*WHAT TO DO*
Repeat only what lies from the line with "Write the matplotlib code for this chart." to the line with "1000, 1008, 1016, 1024]", those two lines included, exactly as it stands; omit any images.

*GIVEN ENTRIES*
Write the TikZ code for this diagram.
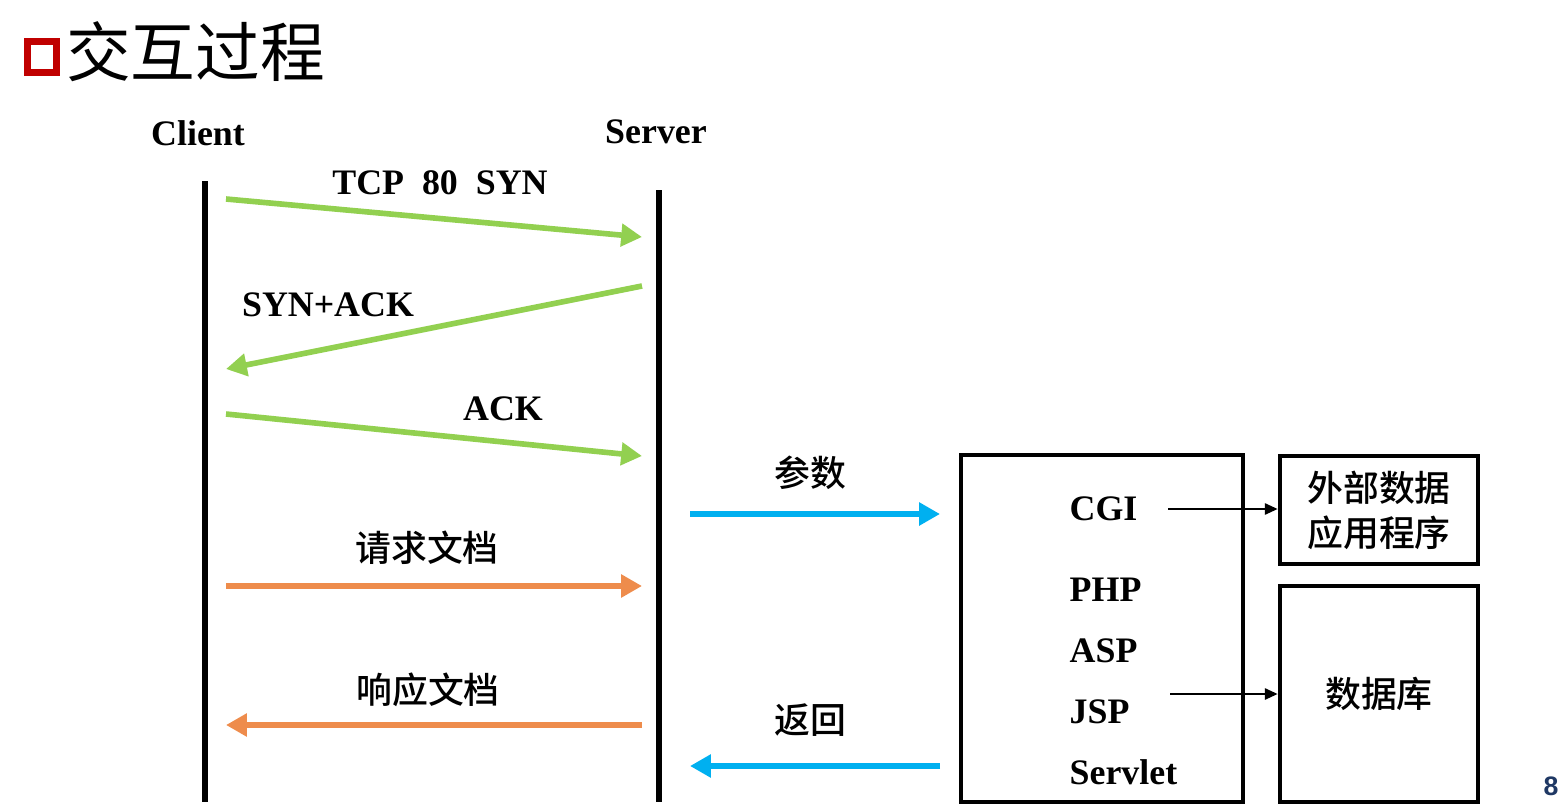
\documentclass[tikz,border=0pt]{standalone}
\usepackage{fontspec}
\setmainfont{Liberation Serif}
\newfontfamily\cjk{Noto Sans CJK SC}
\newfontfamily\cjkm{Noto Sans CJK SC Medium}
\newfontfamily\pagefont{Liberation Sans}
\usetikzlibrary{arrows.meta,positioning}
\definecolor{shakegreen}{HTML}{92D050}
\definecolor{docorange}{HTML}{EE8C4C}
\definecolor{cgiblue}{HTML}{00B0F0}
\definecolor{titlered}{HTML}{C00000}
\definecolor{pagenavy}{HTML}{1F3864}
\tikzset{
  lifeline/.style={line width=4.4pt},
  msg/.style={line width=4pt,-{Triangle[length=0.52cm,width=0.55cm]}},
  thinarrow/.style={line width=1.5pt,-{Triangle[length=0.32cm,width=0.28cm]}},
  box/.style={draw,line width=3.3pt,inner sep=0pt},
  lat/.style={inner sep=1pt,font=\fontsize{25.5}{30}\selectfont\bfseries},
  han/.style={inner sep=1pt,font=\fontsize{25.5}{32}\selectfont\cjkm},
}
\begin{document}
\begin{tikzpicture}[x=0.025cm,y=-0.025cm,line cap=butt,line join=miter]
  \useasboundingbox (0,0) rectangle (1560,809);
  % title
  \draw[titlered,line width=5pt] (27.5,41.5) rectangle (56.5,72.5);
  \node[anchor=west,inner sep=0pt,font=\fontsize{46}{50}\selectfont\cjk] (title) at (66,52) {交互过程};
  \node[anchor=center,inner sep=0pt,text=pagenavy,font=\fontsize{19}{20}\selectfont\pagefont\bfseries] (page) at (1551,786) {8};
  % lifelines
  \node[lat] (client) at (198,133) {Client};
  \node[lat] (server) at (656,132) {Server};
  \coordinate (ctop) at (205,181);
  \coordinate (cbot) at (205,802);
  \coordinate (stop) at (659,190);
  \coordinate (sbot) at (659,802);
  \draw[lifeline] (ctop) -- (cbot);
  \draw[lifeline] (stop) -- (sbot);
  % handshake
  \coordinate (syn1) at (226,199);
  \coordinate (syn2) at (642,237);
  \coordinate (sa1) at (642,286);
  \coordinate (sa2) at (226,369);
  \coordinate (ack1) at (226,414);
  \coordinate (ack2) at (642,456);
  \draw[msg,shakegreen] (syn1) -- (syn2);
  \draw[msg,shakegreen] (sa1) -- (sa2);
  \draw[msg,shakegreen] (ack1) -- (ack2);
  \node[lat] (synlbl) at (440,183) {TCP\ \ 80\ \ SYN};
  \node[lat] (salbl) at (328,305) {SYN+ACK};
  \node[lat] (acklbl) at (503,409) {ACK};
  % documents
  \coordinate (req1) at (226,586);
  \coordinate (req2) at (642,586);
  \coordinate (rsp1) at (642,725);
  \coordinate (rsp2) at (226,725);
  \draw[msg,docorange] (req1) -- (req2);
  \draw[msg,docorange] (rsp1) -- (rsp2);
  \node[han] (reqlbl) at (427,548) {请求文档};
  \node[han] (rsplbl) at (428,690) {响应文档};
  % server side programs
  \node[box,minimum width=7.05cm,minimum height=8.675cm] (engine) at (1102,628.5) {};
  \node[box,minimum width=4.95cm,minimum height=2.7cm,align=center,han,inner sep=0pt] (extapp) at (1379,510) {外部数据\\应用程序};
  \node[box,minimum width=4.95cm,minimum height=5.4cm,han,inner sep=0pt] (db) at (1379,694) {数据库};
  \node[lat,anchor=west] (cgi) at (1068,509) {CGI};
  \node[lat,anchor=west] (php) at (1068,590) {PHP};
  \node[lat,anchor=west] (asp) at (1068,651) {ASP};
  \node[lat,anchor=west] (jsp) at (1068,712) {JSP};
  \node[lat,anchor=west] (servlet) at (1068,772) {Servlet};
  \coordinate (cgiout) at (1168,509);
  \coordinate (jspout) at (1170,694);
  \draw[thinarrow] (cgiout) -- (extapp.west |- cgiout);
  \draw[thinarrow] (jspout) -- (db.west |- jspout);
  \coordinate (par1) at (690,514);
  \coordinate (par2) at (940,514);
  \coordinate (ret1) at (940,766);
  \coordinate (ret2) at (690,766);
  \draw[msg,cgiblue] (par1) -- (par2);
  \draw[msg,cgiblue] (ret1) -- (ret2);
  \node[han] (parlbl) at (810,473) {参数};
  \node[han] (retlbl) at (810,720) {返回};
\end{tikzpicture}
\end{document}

---

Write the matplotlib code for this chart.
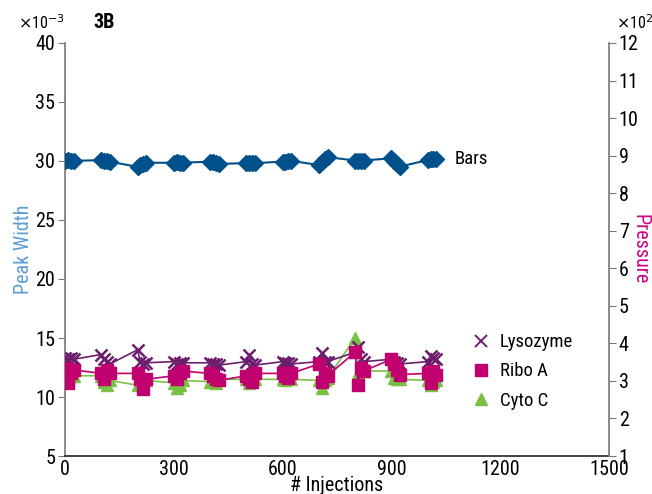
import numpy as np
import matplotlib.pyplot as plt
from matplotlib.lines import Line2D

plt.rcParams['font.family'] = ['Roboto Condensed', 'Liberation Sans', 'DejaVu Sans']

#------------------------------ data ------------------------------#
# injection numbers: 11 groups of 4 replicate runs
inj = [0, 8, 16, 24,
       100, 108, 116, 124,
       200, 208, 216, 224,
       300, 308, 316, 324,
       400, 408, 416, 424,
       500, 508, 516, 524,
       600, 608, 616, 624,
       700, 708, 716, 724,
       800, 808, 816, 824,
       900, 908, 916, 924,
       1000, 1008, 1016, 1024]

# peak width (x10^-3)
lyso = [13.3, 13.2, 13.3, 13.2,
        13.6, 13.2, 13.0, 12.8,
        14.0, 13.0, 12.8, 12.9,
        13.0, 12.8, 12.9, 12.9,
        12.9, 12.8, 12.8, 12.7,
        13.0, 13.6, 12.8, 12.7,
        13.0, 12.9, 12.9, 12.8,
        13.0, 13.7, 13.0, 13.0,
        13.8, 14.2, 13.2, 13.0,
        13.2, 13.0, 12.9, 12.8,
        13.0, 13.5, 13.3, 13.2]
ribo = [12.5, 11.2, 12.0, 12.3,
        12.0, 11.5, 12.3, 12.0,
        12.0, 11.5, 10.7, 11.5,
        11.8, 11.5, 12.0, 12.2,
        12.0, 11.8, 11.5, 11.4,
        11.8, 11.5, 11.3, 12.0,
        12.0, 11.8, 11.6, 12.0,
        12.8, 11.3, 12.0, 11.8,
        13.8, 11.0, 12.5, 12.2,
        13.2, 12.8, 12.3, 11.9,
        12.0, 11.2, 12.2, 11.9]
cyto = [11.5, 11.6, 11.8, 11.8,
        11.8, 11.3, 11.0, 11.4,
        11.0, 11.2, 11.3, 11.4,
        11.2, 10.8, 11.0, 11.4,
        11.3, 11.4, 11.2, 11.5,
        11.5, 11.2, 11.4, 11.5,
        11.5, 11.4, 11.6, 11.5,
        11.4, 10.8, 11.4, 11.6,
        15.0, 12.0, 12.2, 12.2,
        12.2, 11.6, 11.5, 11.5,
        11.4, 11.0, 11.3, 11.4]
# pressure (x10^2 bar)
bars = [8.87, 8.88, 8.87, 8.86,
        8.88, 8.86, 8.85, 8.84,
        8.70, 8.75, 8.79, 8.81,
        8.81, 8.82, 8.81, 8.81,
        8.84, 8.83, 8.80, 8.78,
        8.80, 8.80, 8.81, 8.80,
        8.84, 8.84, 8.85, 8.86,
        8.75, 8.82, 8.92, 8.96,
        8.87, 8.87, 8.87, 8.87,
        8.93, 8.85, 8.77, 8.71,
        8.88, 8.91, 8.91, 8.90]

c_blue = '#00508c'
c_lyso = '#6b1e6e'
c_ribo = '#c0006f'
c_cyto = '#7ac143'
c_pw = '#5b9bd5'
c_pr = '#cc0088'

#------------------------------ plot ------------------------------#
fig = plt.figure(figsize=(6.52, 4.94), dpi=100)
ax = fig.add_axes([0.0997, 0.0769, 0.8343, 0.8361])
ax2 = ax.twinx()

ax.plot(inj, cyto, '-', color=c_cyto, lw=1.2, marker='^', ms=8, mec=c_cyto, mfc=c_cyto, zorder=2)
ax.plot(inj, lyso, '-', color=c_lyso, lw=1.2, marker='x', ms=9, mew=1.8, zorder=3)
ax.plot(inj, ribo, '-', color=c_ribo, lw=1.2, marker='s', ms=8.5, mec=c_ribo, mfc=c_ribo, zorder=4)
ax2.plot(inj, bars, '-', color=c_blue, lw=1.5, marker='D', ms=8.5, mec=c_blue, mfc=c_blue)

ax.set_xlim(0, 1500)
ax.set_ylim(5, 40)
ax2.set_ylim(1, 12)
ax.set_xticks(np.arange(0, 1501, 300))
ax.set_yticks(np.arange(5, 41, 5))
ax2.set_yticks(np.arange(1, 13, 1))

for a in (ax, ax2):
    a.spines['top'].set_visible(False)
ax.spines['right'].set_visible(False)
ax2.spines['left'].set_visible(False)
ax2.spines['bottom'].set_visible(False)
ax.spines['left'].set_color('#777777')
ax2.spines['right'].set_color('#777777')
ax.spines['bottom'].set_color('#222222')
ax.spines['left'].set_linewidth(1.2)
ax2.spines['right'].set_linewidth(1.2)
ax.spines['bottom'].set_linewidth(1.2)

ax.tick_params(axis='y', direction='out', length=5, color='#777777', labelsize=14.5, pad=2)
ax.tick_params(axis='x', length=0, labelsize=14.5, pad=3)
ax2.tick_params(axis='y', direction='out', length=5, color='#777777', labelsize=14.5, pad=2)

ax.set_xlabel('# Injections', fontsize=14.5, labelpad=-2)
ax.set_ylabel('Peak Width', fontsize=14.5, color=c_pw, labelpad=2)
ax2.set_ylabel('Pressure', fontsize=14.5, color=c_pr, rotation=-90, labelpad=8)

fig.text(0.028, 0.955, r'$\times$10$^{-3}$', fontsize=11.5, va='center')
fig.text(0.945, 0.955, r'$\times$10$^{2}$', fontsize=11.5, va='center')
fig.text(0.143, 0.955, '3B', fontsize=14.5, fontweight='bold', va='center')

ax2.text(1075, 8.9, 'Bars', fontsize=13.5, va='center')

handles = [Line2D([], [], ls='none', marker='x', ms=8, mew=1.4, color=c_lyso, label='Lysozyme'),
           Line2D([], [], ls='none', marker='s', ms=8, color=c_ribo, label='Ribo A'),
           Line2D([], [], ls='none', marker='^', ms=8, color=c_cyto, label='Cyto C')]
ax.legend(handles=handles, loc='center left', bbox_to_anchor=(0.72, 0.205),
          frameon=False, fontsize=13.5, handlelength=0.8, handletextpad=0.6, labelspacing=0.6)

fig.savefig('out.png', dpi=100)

*OUTPUT*
Write the matplotlib code for this chart.
import numpy as np
import matplotlib.pyplot as plt
from matplotlib.lines import Line2D

plt.rcParams['font.family'] = ['Roboto Condensed', 'Liberation Sans', 'DejaVu Sans']

#------------------------------ data ------------------------------#
# injection numbers: 11 groups of 4 replicate runs
inj = [0, 8, 16, 24,
       100, 108, 116, 124,
       200, 208, 216, 224,
       300, 308, 316, 324,
       400, 408, 416, 424,
       500, 508, 516, 524,
       600, 608, 616, 624,
       700, 708, 716, 724,
       800, 808, 816, 824,
       900, 908, 916, 924,
       1000, 1008, 1016, 1024]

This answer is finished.